The individual process is very important. I believe that in the search for oneself, in self-knowledge resides all the information that you can balance to get your full potential. The important thing is to be aware of your shortcomings and weigh them against your strengths, giving them the same value. And from there get your own voice, your own physical and mental speech.


-On the other hand, how do you define “technique” and what is its importance?

I believe that technique is a transitional tool that serves to define and be conscious. When something appears furtively, instantaneously, it is analyzed, understood, repeated and you are able to use it by relating it to a certain context, it is technical. But I think technique is an important layer of dance that needs to be balanced with discourse and interpretation.


-You have been working for several years in La Veronal. What does that company represent for you?

La Veronal is my home, it is the place where I have been, I am and I will be. The space where I have been able to develop my curiosity for movement, my tools and the codes that define me.


-You are a multidisciplinary artist. How do you relate to other art forms?

Art is everywhere and unconsciously it is part of our daily lives. I believe in subconscious pollution and in letting everything affect me and modify me.


-With some colleagues of yours you created Hotel Col.lectiu Escènic. As a choreographer, what are you interested in? And, what fascinates you in creating?

It is a project that was born as a necessity. We are a group of dancers with international careers; we choose with which creator we want to develop physically and vitally in each of the productions we carry out.

Now I am immersed as a choreographer and I bet on a freer creation to experience new places for me. I'm interested in looking at the psychology of the body, seeing how it exposes its own questions and answers. Keep playing and look for possibilities that generate new perspectives.


-What catches your attention in another dancer?

The presence. And those things that escape. The details that appear without judgment, that cannot be controlled, and that are the ones that most define us above all.


-What do you think are important qualities today in order to be a contemporary dancer?

The ability to live your own contemporaneity, not the system's. I mean listening to each other, taking the time to explore, to find and generate a physical discourse that you can defend naturally. Simply and hardly, to be today.


-How were you able to develop your own movement method Kova?

Kova is a team and time work.

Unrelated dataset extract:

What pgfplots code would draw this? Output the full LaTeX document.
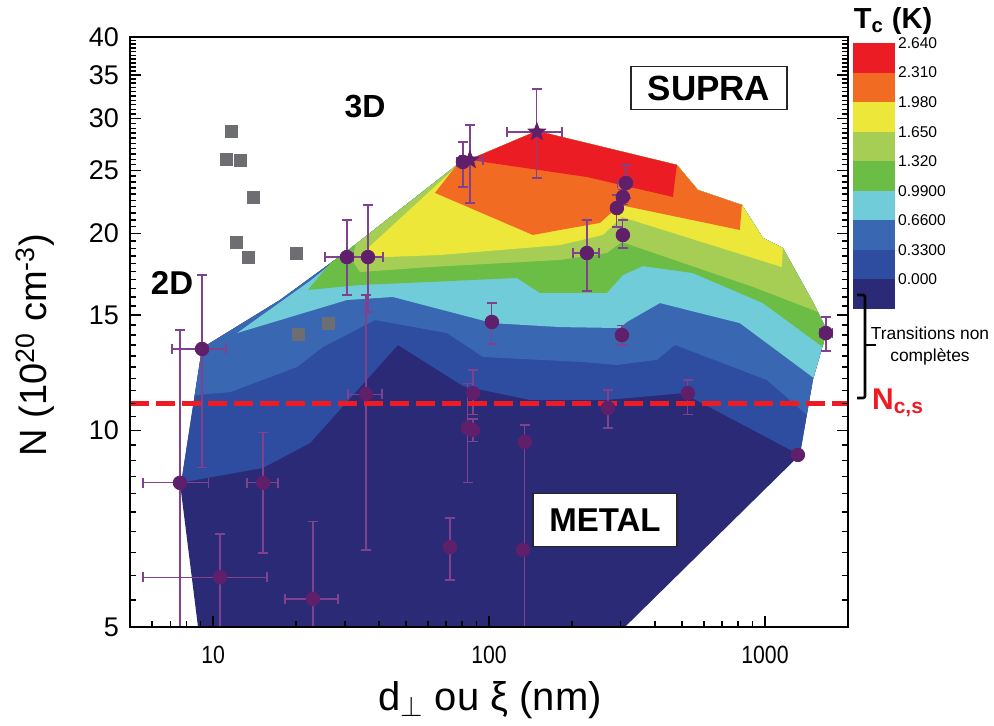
\documentclass[border=0pt]{standalone}
\usepackage{fontspec}
\setmainfont{Liberation Sans}
\usepackage{graphicx}
\usepackage{pgfplots}
\usepackage{pgfplotstable}
\pgfplotsset{compat=1.18}
\definecolor{cnavy}{RGB}{43,42,118}
\definecolor{cbA}{RGB}{46,77,160}
\definecolor{cbB}{RGB}{58,103,177}
\definecolor{ccyan}{RGB}{112,204,216}
\definecolor{cgreen}{RGB}{107,189,69}
\definecolor{clgreen}{RGB}{166,206,85}
\definecolor{cyellow}{RGB}{237,231,58}
\definecolor{corange}{RGB}{242,107,34}
\definecolor{cred}{RGB}{236,28,36}
\definecolor{ptcol}{RGB}{95,31,106}
\definecolor{errcol}{RGB}{128,66,143}
\definecolor{sqgray}{RGB}{109,110,113}
\definecolor{dashred}{RGB}{237,28,36}

\pgfdeclareplotmark{fstar}{%
  \pgfpathmoveto{\pgfpointpolar{90}{\pgfplotmarksize}}%
  \pgfpathlineto{\pgfpointpolar{126}{0.42\pgfplotmarksize}}%
  \pgfpathlineto{\pgfpointpolar{162}{\pgfplotmarksize}}%
  \pgfpathlineto{\pgfpointpolar{198}{0.42\pgfplotmarksize}}%
  \pgfpathlineto{\pgfpointpolar{234}{\pgfplotmarksize}}%
  \pgfpathlineto{\pgfpointpolar{270}{0.42\pgfplotmarksize}}%
  \pgfpathlineto{\pgfpointpolar{306}{\pgfplotmarksize}}%
  \pgfpathlineto{\pgfpointpolar{342}{0.42\pgfplotmarksize}}%
  \pgfpathlineto{\pgfpointpolar{18}{\pgfplotmarksize}}%
  \pgfpathlineto{\pgfpointpolar{54}{0.42\pgfplotmarksize}}%
  \pgfpathclose\pgfusepathqfillstroke}

% measured samples: x, y, errors (plus / minus)
\pgfplotstableread{
x y xp xm yp ym
7.59 8.31 2.03 2.02 5.93 4.3
9.12 13.32 2.02 2.02 3.97 4.56
10.6 5.96 5.08 5.03 0.98 1.5
15.17 8.31 2.02 1.9 1.6 1.82
23.01 5.52 5.34 4.79 1.74 1.0
30.56 18.42 5.86 5.12 2.57 2.31
36.42 18.42 4.86 4.2 3.71 3.24
35.82 11.36 5.1 5.0 4.75 4.8
80.43 25.75 3.4 3.9 1.88 2.17
102.4 14.65 3 3 1.01 1.09
87.44 11.40 3 3 0.97 0.84
83.84 10.08 2 2 1.73 1.77
87.44 10.01 2 2 0.4 0.4
72.17 6.63 2 2 0.71 0.73
134.9 9.60 1 1 0.59 5.1
226.4 18.68 23.8 25 2.31 2.34
313.4 23.91 18.8 20.3 1.57 1.23
305.6 22.76 6 6 0.6 0.6
290.7 21.89 5 5 1.03 1.41
305.6 19.91 5 5 1.08 0.9
303.1 13.99 5 5 0.5 0.48
269.7 10.82 10 10 0.71 0.74
525.6 11.40 15 15 0.54 0.84
1663 14.09 99 82 0.82 0.86
}\ptsdata
\pgfplotstableread{
x y xp xm yp ym
85.27 25.93 9.77 6.84 3.4 3.65
149.1 28.62 34.7 33 4.68 4.28
}\stardata

\begin{document}
\begin{tikzpicture}
\useasboundingbox (-65pt,-49.5pt) rectangle (432pt,313.5pt);
\begin{axis}[at={(0pt,0pt)}, anchor=south west, scale only axis,
  width=359pt, height=295pt,
  xmode=log, ymode=log, xmin=5, xmax=2000, ymin=5, ymax=40,
  axis on top,
  xtick={10,100,1000},
  xticklabels={\scalebox{0.85}[1]{10},\scalebox{0.85}[1]{100},\scalebox{0.85}[1]{1000}},
  ytick={5,10,15,20,25,30,35,40},
  yticklabels={5,10,15,20,25,30,35,40},
  xtick pos=left,
  axis line style={line width=1.2pt},
  xtick style={black, line width=0.8pt},
  ytick style={black, line width=0.8pt},
  xticklabel style={font=\fontsize{12.5}{12.5}\selectfont, yshift=-6pt},
  yticklabel style={font=\fontsize{13.5}{13.5}\selectfont, xshift=-2pt},
]
% contour levels (nested, painted from lowest to highest)
\addplot[fill=cnavy, draw=none] coordinates {(8.82,5.00) (7.59,8.31) (7.72,8.48) (9.12,13.37) (17.48,15.83) (30.56,18.81) (76.50,25.48) (149.1,28.72) (479.6,25.48) (571.4,23.33) (824.8,22.13) (982.7,19.70) (1161,19.01) (1491,15.72) (1676,14.24) (1621,13.51) (1491,11.94) (1338,9.17) (310.8,5.00)} --cycle;
\addplot[fill=cbA, draw=none] coordinates {(7.59,8.31) (7.72,8.48) (9.12,13.37) (17.48,15.83) (30.56,18.81) (76.50,25.48) (149.1,28.72) (479.6,25.48) (571.4,23.33) (824.8,22.13) (982.7,19.70) (1161,19.01) (1491,15.72) (1676,14.24) (1621,13.51) (1491,11.94) (1338,9.17) (504.2,11.40) (267.4,11.13) (140.7,11.13) (80.43,11.69) (46.77,13.51) (22.45,9.56) (15.17,8.76)} --cycle;
\addplot[fill=cbB, draw=none] coordinates {(8.58,11.32) (9.12,13.37) (17.48,15.83) (30.56,18.81) (76.50,25.48) (149.1,28.72) (479.6,25.48) (571.4,23.33) (824.8,22.13) (982.7,19.70) (1161,19.01) (1491,15.72) (1676,14.24) (1621,13.51) (1491,11.94) (1418,10.56) (1016,11.94) (471.7,13.51) (405.9,12.82) (290.7,12.59) (213.5,12.73) (109.5,12.91) (95.04,12.95) (70.39,14.09) (38.61,14.75) (25.02,13.41) (20.14,12.50) (11.52,11.44)} --cycle;
\addplot[fill=ccyan, draw=none] coordinates {(12.21,14.09) (22.45,16.93) (30.56,18.81) (76.50,25.48) (149.1,28.72) (479.6,25.48) (571.4,23.33) (824.8,22.13) (982.7,19.70) (1161,19.01) (1491,15.72) (1676,14.24) (1621,13.51) (1500,12.03) (811.1,14.59) (416.2,15.66) (316.0,14.65) (298.1,14.34) (180.7,14.39) (103.3,14.59) (44.87,16.00) (30.56,15.83)} --cycle;
\addplot[fill=cgreen, draw=none] coordinates {(22.07,16.40) (26.52,18.01) (30.56,18.81) (76.50,25.48) (149.1,28.72) (479.6,25.48) (571.4,23.33) (824.8,22.13) (982.7,19.70) (1161,19.01) (1491,15.72) (1676,14.24) (1621,13.41) (982.7,15.66) (548.1,17.41) (361.1,17.84) (305.6,17.29) (267.4,16.23) (152.9,16.23) (126.2,17.11) (61.09,16.87) (34.07,16.69)} --cycle;
\addplot[fill=clgreen, draw=none] coordinates {(31.87,18.23) (32.95,19.28) (76.50,25.48) (149.1,28.72) (479.6,25.48) (571.4,23.33) (824.8,22.13) (982.7,19.70) (1161,19.01) (1491,15.72) (1555,15.18) (904.2,16.58) (303.1,19.42) (267.4,18.68) (180.7,18.23) (61.09,17.78) (34.07,17.47)} --cycle;
\addplot[fill=cyellow, draw=none] coordinates {(33.23,18.35) (73.39,24.95) (76.50,25.48) (149.1,28.72) (479.6,25.48) (571.4,23.33) (824.8,22.13) (982.7,19.70) (1161,19.01) (1151,17.78) (303.1,21.21) (258.7,19.91) (180.7,19.21) (66.40,18.55)} --cycle;
\addplot[fill=corange, draw=none] coordinates {(63.68,23.09) (76.50,25.48) (149.1,28.72) (479.6,25.48) (571.4,23.33) (824.8,22.13) (811.1,20.26) (298.1,22.13) (252.3,20.77) (180.7,20.26) (144.2,19.91)} --cycle;
\addplot[fill=cred, draw=none] coordinates {(86.71,26.06) (149.1,28.72) (479.6,25.48) (463.9,22.76) (226.4,24.42) (90.4,25.84)} --cycle;
% grey squares
\addplot[only marks, color=sqgray, mark=square*, mark size=3pt, mark options={fill=sqgray, draw=sqgray, line width=0pt}] coordinates {(11.71,28.62) (11.23,25.93) (12.52,25.84) (14.07,22.68) (12.11,19.42) (13.49,18.42) (20.14,18.68) (20.48,14.04) (26.30,14.59)};
% samples with error bars
\addplot[only marks, mark=*, mark size=3.4pt, mark options={fill=ptcol, draw=ptcol},
  error bars/.cd, x dir=both, x explicit, y dir=both, y explicit,
  error bar style={line width=0.6pt, errcol},
  error mark options={rotate=90, line width=0.6pt, mark size=2.6pt, errcol}]
  table[x=x, y=y, x error plus=xp, x error minus=xm, y error plus=yp, y error minus=ym] {\ptsdata};
\addplot[only marks, mark=fstar, mark size=4.6pt, mark options={fill=ptcol, draw=ptcol},
  error bars/.cd, x dir=both, x explicit, y dir=both, y explicit,
  error bar style={line width=0.6pt, errcol},
  error mark options={rotate=90, line width=0.6pt, mark size=2.6pt, errcol}]
  table[x=x, y=y, x error plus=xp, x error minus=xm, y error plus=yp, y error minus=ym] {\stardata};
\addplot[only marks, mark=*, mark size=3.4pt, mark options={fill=ptcol, draw=ptcol}] coordinates {(132.7,6.56) (1316,9.17)};
% critical concentration
\addplot[dashred, line width=2.6pt, dash pattern=on 9.5pt off 3.5pt] coordinates {(5,11) (2000,11)};
% axis tick marks (left, right and bottom edges)
\pgfplotsinvokeforeach{10,15,20,25,30,35}{
  \draw[black, line width=0.8pt] (axis cs:5,#1) -- ++(5.5pt,0pt);
  \draw[black, line width=0.8pt] (axis cs:2000,#1) -- ++(-5.5pt,0pt);
}
\pgfplotsinvokeforeach{5.5,6,6.5,7,7.5,8,8.5,9,9.5,10.5,11,11.5,12,12.5,13,13.5,14,14.5,15.5,16,16.5,17,17.5,18,18.5,19,19.5,20.5,21,21.5,22,22.5,23,23.5,24,24.5,25.5,26,26.5,27,27.5,28,28.5,29,29.5,30.5,31,31.5,32,32.5,33,33.5,34,34.5,35.5,36,36.5,37,37.5,38,38.5,39,39.5}{
  \draw[black, line width=0.7pt] (axis cs:5,#1) -- ++(2.8pt,0pt);
  \draw[black, line width=0.7pt] (axis cs:2000,#1) -- ++(-2.8pt,0pt);
}
\pgfplotsinvokeforeach{10,100,1000}{
  \draw[black, line width=0.8pt] (axis cs:#1,5) -- ++(0pt,5.5pt);
}
\pgfplotsinvokeforeach{6,7,8,9,20,30,40,50,60,70,80,90,200,300,400,500,600,700,800,900}{
  \draw[black, line width=0.7pt] (axis cs:#1,5) -- ++(0pt,2.8pt);
}
\end{axis}

% colour bar
\begin{axis}[at={(361.5pt,159pt)}, anchor=south west, scale only axis,
  width=21pt, height=133pt, xmin=0, xmax=1, ymin=-0.33, ymax=2.64,
  axis line style={draw=none}, xtick=\empty,
  ytick={0,0.33,0.66,0.99,1.32,1.65,1.98,2.31,2.64},
  yticklabels={0.000,0.3300,0.6600,0.9900,1.320,1.650,1.980,2.310,2.640},
  yticklabel pos=right, ytick style={draw=none},
  yticklabel style={font=\fontsize{7.8}{8}\selectfont, anchor=west, xshift=-2pt}]
\addplot[fill=cnavy, draw=none] coordinates {(0,-0.33) (1,-0.33) (1,0) (0,0)} --cycle;
\addplot[fill=cbA, draw=none] coordinates {(0,0) (1,0) (1,0.33) (0,0.33)} --cycle;
\addplot[fill=cbB, draw=none] coordinates {(0,0.33) (1,0.33) (1,0.66) (0,0.66)} --cycle;
\addplot[fill=ccyan, draw=none] coordinates {(0,0.66) (1,0.66) (1,0.99) (0,0.99)} --cycle;
\addplot[fill=cgreen, draw=none] coordinates {(0,0.99) (1,0.99) (1,1.32) (0,1.32)} --cycle;
\addplot[fill=clgreen, draw=none] coordinates {(0,1.32) (1,1.32) (1,1.65) (0,1.65)} --cycle;
\addplot[fill=cyellow, draw=none] coordinates {(0,1.65) (1,1.65) (1,1.98) (0,1.98)} --cycle;
\addplot[fill=corange, draw=none] coordinates {(0,1.98) (1,1.98) (1,2.31) (0,2.31)} --cycle;
\addplot[fill=cred, draw=none] coordinates {(0,2.31) (1,2.31) (1,2.64) (0,2.64)} --cycle;
\end{axis}

% annotations
\node[font=\bfseries\fontsize{14.5}{14.5}\selectfont] at (381.5pt,303pt) {T\textsubscript{c} (K)};
\node[rotate=90, font=\fontsize{19}{19}\selectfont] at (-47.5pt,141pt) {N (10\textsuperscript{20} cm\textsuperscript{-3})};
\node[font=\fontsize{20}{20}\selectfont] at (180pt,-36.5pt) {d\textsubscript{$\perp$} ou ξ (nm)};
\node[draw=black!85, line width=0.8pt, fill=white, minimum width=78pt, minimum height=21.5pt, inner sep=0pt, font=\bfseries\fontsize{17.5}{17.5}\selectfont] at (289.5pt,269.5pt) {SUPRA};
\node[draw=black!85, line width=0.8pt, fill=white, minimum width=72pt, minimum height=26.5pt, inner sep=0pt, font=\bfseries\fontsize{16.5}{16.5}\selectfont] at (237.5pt,53.5pt) {METAL};
\node[font=\bfseries\fontsize{16}{16}\selectfont] at (117.5pt,260pt) {3D};
\node[font=\bfseries\fontsize{16.5}{16.5}\selectfont] at (21pt,172pt) {2D};
\draw[line width=1.3pt, rounded corners=1pt] (363.5pt,166pt) -- (367.5pt,166pt) -- (367.5pt,114.5pt) -- (363.5pt,114.5pt);
\draw[line width=1.3pt] (367.5pt,141pt) -- (373pt,141pt);
\node[font=\fontsize{8.7}{11}\selectfont, align=center] at (400pt,140.5pt) {Transitions non\\complètes};
\node[text=dashred, font=\bfseries\fontsize{15}{15}\selectfont] at (384pt,112pt) {N\textsubscript{c,s}};
\end{tikzpicture}
\end{document}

It is a variable vocabulary that is still in development and adapted to each context, and that has been slowly developed with the different dancers who have passed through La Veronal and who have put their creative potential under Marco's gaze and taste.

We have developed mechanisms of connection with the different parts of the body and angles of movement based on the dissociation and distortion of the body. And in those codes we travel with the freedom to be able to deform and personalize them making all the vocabulary our own.


-You are a freelancer. What are the advantages? And what are the most important qualities needed in order to be a freelancer?

For me, being a freelancer is being able to be versatile and moldable and be prepared to manage your perspective in front of the different creations or the different choreographers. I think something important to be a freelancer is the training management, the responsibility to review projects and the organization and production of the process. Observe your needs and see which project can feed you better at all times.


-Is there something you would like to change or challenge in the current dance world?

It would be important to change the immediacy or speed generated by the few economic resources.


-What is the importance of dance in our social community?

Dance is an essential and liberating communicative language in society. Its presence is a vital necessity and we can use it to channel the transformative power we have.


-Can you give some advice to young dancers?

We live in a time where society generates the need to be a brand and that is not positive. I would tell them that everything can be an option, and to take the time to find their own answer, let themselves be surprised. Because they can generate something from a new perspective that is great and personal.